Happy Friday! It is the end of the first week of class. I always thinking of the first week or two of class in the fall like I do the first couple of games of basketball after being away for a couple of weeks: I am so out of shape! So these first couple of weeks we work ourselves back into teaching shape. The next weeks are the expression of our new fitness. And the last weeks demonstrate our perseverance. That’s what I think anyway.
Hey, what an amazing week it has been though, right? Our undergraduate curriculum is enrolled at more than 96% of capacity, with 3,170 students registered for our courses, which turns into almost 9,500 student credit hours! Amazing! What is more, when I sent a welcome email to all of our primary and secondary majors, my sent box added 717 total emails. That’s a lot of majors. Of course we need to wait until census date (a couple of weeks from now) to learn the official numbers in enrollment, but we are filled to the brim with eager undergrads. That’s exciting.
In spite of all of this teaching, we continue to be extraordinarily productive as scholars. Take for instance, Ziyu’s most recent publication: Long, Z. (2016). Managing legitimacy crisis for state-owned non-profit organization: A case study of the Red Cross Society of China. Public Relations Review, 42, 372-374. doi: 10.1016/j.pubrev.2015.09.011
And then there is Ziyu’s recent award as well: the Organization for the Study of Communication, Language and Gender (OSCLG) Anita Taylor Outstanding Published Article Award. Here is the citation: Buzzanell, P.M., Long, Z., Anderson, L.B., Kokini, K., & Batra, J.C. (2015). Mentoring in academe: A feminist poststructural lens on stories of women engineering faculty of color. Management Communication Quarterly, 29, 440-457. doi:10.1177/08933189155
And then there is the recent work of Eric and an M.A. alum Kyle Jonas. Their co-authored essay is just now out in the special issue on Memory, Culture, and Difference in the Journal of International and Intercultural Communication. Aoki, E. and Jonas, K. M. (August 2016). Collective memory and sacred space in post-genocide Rwanda: Reconciliation and rehumanization processes in Mureithi’s ICYIZERE. Journal of International and Intercultural Communication, 9, 3, 240-258.

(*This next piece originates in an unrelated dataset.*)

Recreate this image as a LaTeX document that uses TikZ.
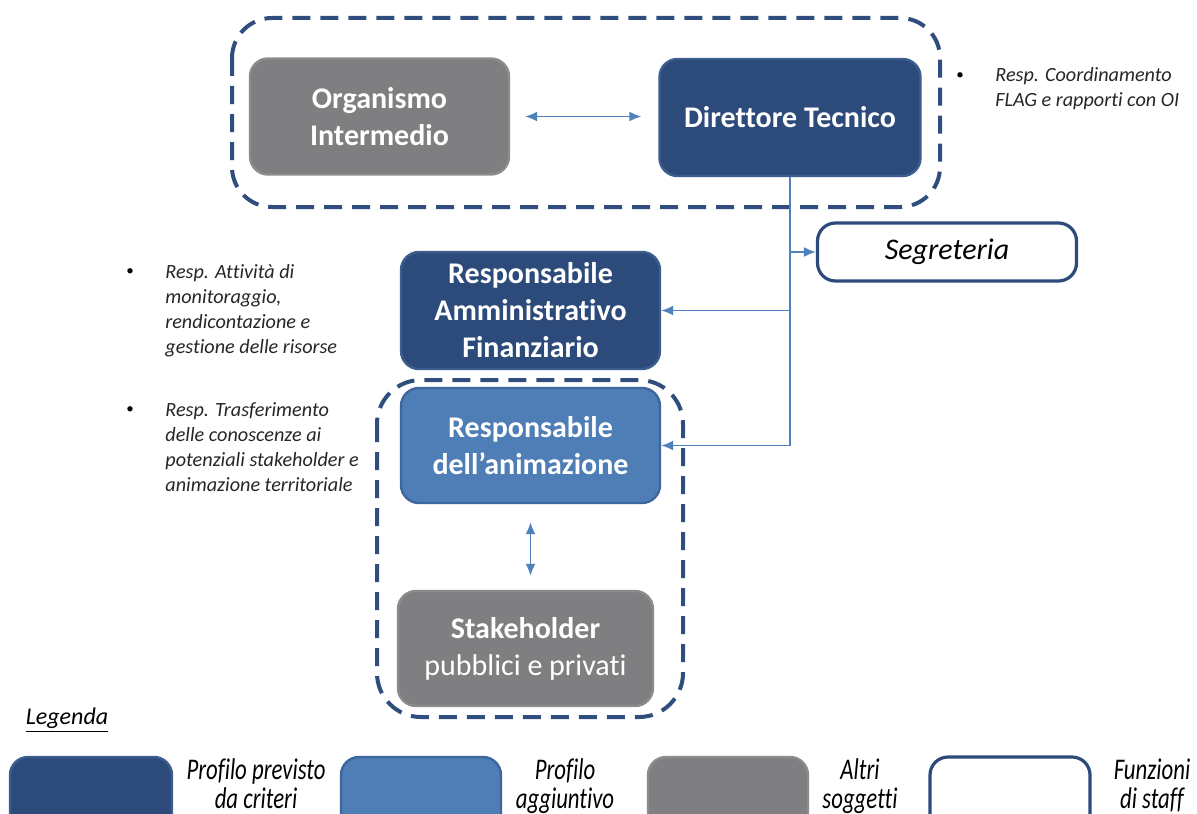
\documentclass[tikz,border=0pt]{standalone}
\usepackage{fontspec}
\defaultfontfeatures{Ligatures=NoCommon}
\setmainfont{Carlito}
\newfontfamily\narrowfont[FakeStretch=0.76]{Carlito}
\usetikzlibrary{arrows.meta,positioning}
\definecolor{darkblue}{HTML}{2C4B7B}
\definecolor{darkline}{HTML}{3C5E8F}
\definecolor{midblue}{HTML}{4F7EB6}
\definecolor{midline}{HTML}{3D669C}
\definecolor{othergray}{HTML}{7F7F82}
\definecolor{dashblue}{HTML}{2F4E7E}
\definecolor{linkblue}{HTML}{4F81BD}

\begin{document}
\begin{tikzpicture}[x=0.5pt,y=-0.5pt,
  box/.style = {rounded corners=9pt, minimum width=129.5pt, minimum height=58pt, inner sep=2pt,
    text=white, align=center, line width=1.2pt, font=\fontsize{15}{18.5}\selectfont\bfseries},
  profilo/.style = {box, fill=darkblue, draw=darkline},
  aggiunto/.style = {box, fill=midblue, draw=midline},
  altri/.style = {box, fill=othergray, draw=othergray!90!white},
  staff/.style = {box, fill=white, draw=darkblue, line width=1.6pt, text=black,
    font=\fontsize{15}{18.5}\selectfont\itshape},
  group/.style = {draw=dashblue, line width=2pt, dash pattern=on 9pt off 5pt},
  conn/.style = {draw=linkblue, line width=0.9pt},
  tip/.style = {-{Latex[length=6pt,width=5pt]}},
  both/.style = {{Latex[length=6pt,width=5pt]}-{Latex[length=6pt,width=5pt]}},
  note/.style = {font=\fontsize{10.1}{12.5}\selectfont\itshape, align=left, inner sep=0pt,
    anchor=north west, text=black!85},
  dot/.style = {font=\fontsize{7.5}{10}\selectfont, inner sep=0pt},
  keytext/.style = {font=\fontsize{15}{14.5}\narrowfont\itshape, align=center, inner sep=0pt, anchor=north}]
\useasboundingbox (0,0) rectangle (1197,813);

% groups
\draw[group, rounded corners=20pt] (232,18) rectangle (940,207);
\draw[group, rounded corners=22pt] (377,380) rectangle (683,717);

% boxes
\node[altri] (oi) at (379.5,116.5) {Organismo\\Intermedio};
\node[profilo, minimum width=130.5pt, minimum height=58.5pt] (dt) at (790,117.5) {Direttore Tecnico};
\node[staff, minimum height=29pt] (seg) at (947,252) {Segreteria};
\node[profilo, minimum height=58.5pt] (raf) at (530.5,310.5) {Responsabile\\Amministrativo\\Finanziario};
\node[aggiunto, minimum height=57.5pt] (anim) at (530.5,445.5) {Responsabile\\dell’animazione};
\node[altri, minimum width=127.5pt, minimum height=57.5pt] (stake) at (525.5,648.5) {Stakeholder\\{\mdseries pubblici e privati}};

% connectors
\draw[conn,both] ([xshift=7.5pt]oi.east) -- ([xshift=-8.5pt]oi.east -| dt.west);
\draw[conn,tip] (dt.south) |- (seg.west);
\draw[conn,tip] (dt.south) |- (raf.east);
\draw[conn,tip] (dt.south) |- (anim.east);
\draw[conn,both] ([yshift=-9pt]anim.south) -- ([yshift=7pt]anim.south |- stake.north);

% notes
\node[dot] (b1) at (960,76) {\textbullet};
\node[note] (n1) at (995,67) {Resp. Coordinamento\\FLAG e rapporti con OI};
\node[dot] (b2) at (130,272) {\textbullet};
\node[note] (n2) at (165,264) {Resp. Attività di\\monitoraggio,\\rendicontazione e\\gestione delle risorse};
\node[dot] (b3) at (130,410) {\textbullet};
\node[note] (n3) at (165,402) {Resp. Trasferimento\\delle conoscenze ai\\potenziali stakeholder e\\animazione territoriale};

% legenda
\node[inner sep=0pt, font=\fontsize{12}{14}\selectfont\itshape] (leg) at (67,720) {\underline{Legenda}};
\begin{scope}
\clip (0,0) rectangle (1197,813);
\node[profilo, minimum width=81pt, minimum height=39pt] (k1) at (91,796) {};
\node[aggiunto, minimum width=80pt, minimum height=39pt] (k2) at (421,796) {};
\node[altri, minimum width=80pt, minimum height=39pt] (k3) at (728,796) {};
\node[staff, minimum width=80pt, minimum height=39pt] (k4) at (1010,796) {};
\node[keytext] (t1) at (256,758) {Profilo previsto\\da criteri};
\node[keytext] (t2) at (565,758) {Profilo\\aggiuntivo};
\node[keytext] (t3) at (860,758) {Altri\\soggetti};
\node[keytext] (t4) at (1152,758) {Funzioni\\di staff};
\end{scope}
\end{tikzpicture}
\end{document}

The piece was co-authored with M.A. -alumnus, Kyle M. Jonas, who is now a graduate of Vanderbilt Divinity School and currently on staff in media production on the Vanderbilt University campus. Additionally, an interview write-up of the article is featured online in NCA’s Communication Currents.
Finally, the ice cream social! Wee hoo! We’ll be knee deep in ice cream this afternoon from 5-6 p.m.. Make your own sundae, hang with friends, and have a good time. We will be on the southeast corner of the Monfort Quad—that is to say just a few steps north of BSB A wing. Hope to see all of you there.
As some of you know I am teaching one of the new capstone classes. I am calling it Rhetoric and the Good Life. I have bored many of you with my plans for the course. The students read the introduction to Michael Hyde’s edited collection The Ethos of Rhetoric for this morning. Drawing on Isocrates, Aristotle, and Heidegger, Hyde writes “We are the openness of a dwelling place [ethos, ethea] of a dwelling place where the truth of what is—be it a stone, tree, eagle, ourselves, or whatever—can be taken to heart, appreciated, and cared for.” Don’t get too worked up about Hyde’s use of truth for he is far more sophistic than Platonic. But reminding ourselves of the central, ontological fact of our presence with others including the others of our environment can be a cool we to start this school year.
I hope you all have a good weekend. I think a box of peaches and a nice large peach crisp are in my future this weekend. As is a few hours in the office writing a QJS review. That too.